One of Steve’s favorite fables is The Emperor’s New Clothes.  He often sees himself as the little boy at the side of the parade who looks on in bafflement at what everyone else is celebrating and asks, “Why are we doing this?”  He sometimes talks about it as being the one who points out the elephant in the room, that glaring awkwardness that no one wants to mention.  He’s not judgmental about it, he just wants to discuss it, bring it out into the open, make everyone aware of it.  He’s not cynical or sarcastic, he’s genuinely curious.  We don’t have a TV, but we do watch basketball games online that often include commercials.  Those ads bring up a lot of questions.  Why do we sell what we sell the way that we do?  Why is sex and violence so prevalent?  And stereotypes?  Why do we think having a good time is so important?  What do we really think is important?  And why?  Why?  What is the Big Idea?  Everything comes down to that level, that three year old inside who stands watching and asks, “Why?” 
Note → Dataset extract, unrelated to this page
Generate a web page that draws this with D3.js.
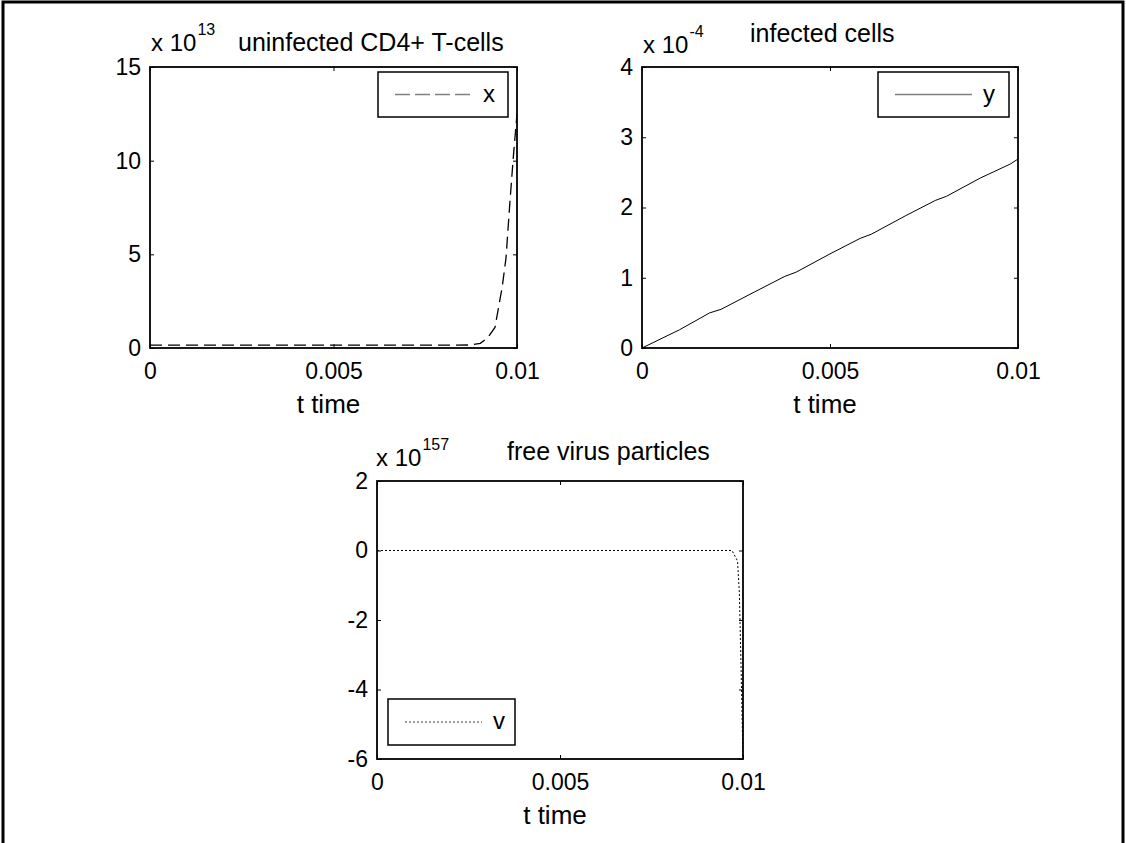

It’s a really good question, I think, and one that I have been trained not to ask.  “Theirs not to reason why/ theirs but to do and die.” The military motto, President Bush’s command to go out and spend money rather than debate economic policy, my father’s and the Church’s instructions on being obedient…there are so many examples of hushing up that 3-year-old.  I admit that there are times when it’s useful to forgo the philosophical and act decisively and immediately, but shouldn’t we return to the subject eventually and periodically to keep our motivation clear?  There are members of society who are watchdogs to our conscience, in a way, and I very much respect them for their courage and thank them for the questions that I forget to ask.  I am more characteristically concerned with “How?”  I want to do things lovingly, primarily; efficiently, much of the time; and as correctly as possible.   That may say a lot about how effective my indoctrination into Judeo-Christian thought was.  

Intentionally asking both questions and fashioning a life around the answers we find deep in our experience is the focus of our Saturday Summit (what we call our “relationship discussions”).    The poetry prompt I found today on NaPoWriMo’s site challenged me to write a hay(na)ku, which is a recent poetic invention.  It’s simply 6 words in three lines of ascending (or descending) measure.   One word, two words, three words (any number of syllables) or vice versa.  We can link several together as well, we’re told.  So, here is my hay(na)ku series and a few photos. 

Why?

Keeps asking,

What is important?”

 

How –

Am I

A good person?”

 

Questions

Are for

Shaping my character.

How now, brown cow?

Why?  Just…why?

Traveling Mercies

Today’s poetry writing prompt is to write a travel poem about getting from Point A to Point B.  I took this with me as I walked with Steve to meet his mom for breakfast at a cafe on North Avenue.  Here’s what I came up with:

Suburban sidewalk, cement sanitation

Fighting blight from untidy dandelions

Writhing, withered stems polluted, poisoned

Preventing spreading superfluous seeds

 

Muddy raindrop crater-pocked parkway

Mini helicopter maples, twin neon confetti

Mossy black trunks, petal-splashed branches

Tinny worm smell, saturated iris-limp toilet paper

 

Hiking boots treading asphalt pathways

Longing for the purity beneath.

 

Yesterday’s rain has left a distinct damp chill over everything.  I miss the golden sunMy mood is slow and overcast as well, but I think I’ve had an epiphany in the recent “relationship talks” we’ve been having.  A serious and positive epiphany, too complicated to explain.  I never knew that shock and denial could last four years and then drop in an instant.  I feel like a snail without her shell.  Perfect for crawling about a rain-soaked environment.